Republicans say the moves made by the British government to dismantle border watchtowers, particularly in South Armagh, has been derisory. Although two towers were dismantled, with reporters and camera crews flown in by helicopter to film the sparks flying, 27 remain.

After eight weeks of violence, loyalists are still refusing to speak to Catholic parents whose daughters attend Holy Cross school in Ardoyne. On Wednesday, they tried to block another three Catholic schools in North Belfast, preventing nationalist parents from bringing their children home from school.

It was a further escalation in the ongoing campaign against Catholic children who have to endure a twice-daily gauntlet of abuse outside Holy Cross school. Dog excrement, balloons full of urine, spit, rocks and a bomb have also been thrown at children.

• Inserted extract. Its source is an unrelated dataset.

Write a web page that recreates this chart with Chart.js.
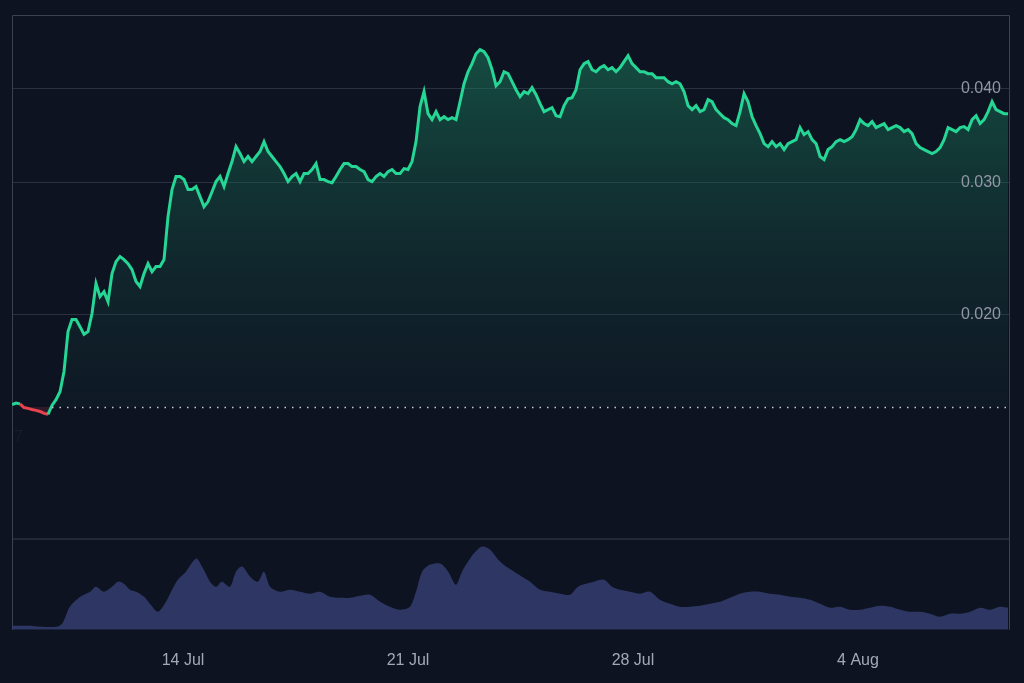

Many nationalists believe the campaign is being orchestrated by the UDA, a grouping deeply involved in drugs and racketeering and whose cease-fire was de-recognized this month by the British government, on RUC advice.

In North Belfast, where the vast majority of the most serious recent loyalist attacks are taking place, there has been a pipe bombing a day in recent weeks as well as attacks with bricks, bolts, bottles, sticks, batons, hammers, hatchets, fireworks, petrol and paint.

The violence is not confined to Belfast. In Derry last week, an SDLP councilor and his family escaped death in a pipe bomb attack on their house.

Gerard Diver, his wife and four children were in their home in the Waterside area when the device exploded. The front door was blown in and shrapnel damage was caused to the inside of the house.

The attack followed a loyalist incursion on the previous night when a number of pipe bombs were thrown at Catholic homes in Belfast. Two bombs exploded close to homes on the junction of Duncairn Gardens and Hallidays Road.

A third device failed to detonate after being thrown at a house on Newington Street. On the same night several hundred loyalists attacked nationalist residents in the Whitewell area of North Belfast after a failed incursion attempt.

On Thursday a group of people standing on the Antrim Road narrowly escaped injury when a pipe bomb was thrown at them from a passing car. The bomb, described by Sinn Fein’s Gerry Kelly as “a sophisticated grenade-type device,” failed to fully detonate.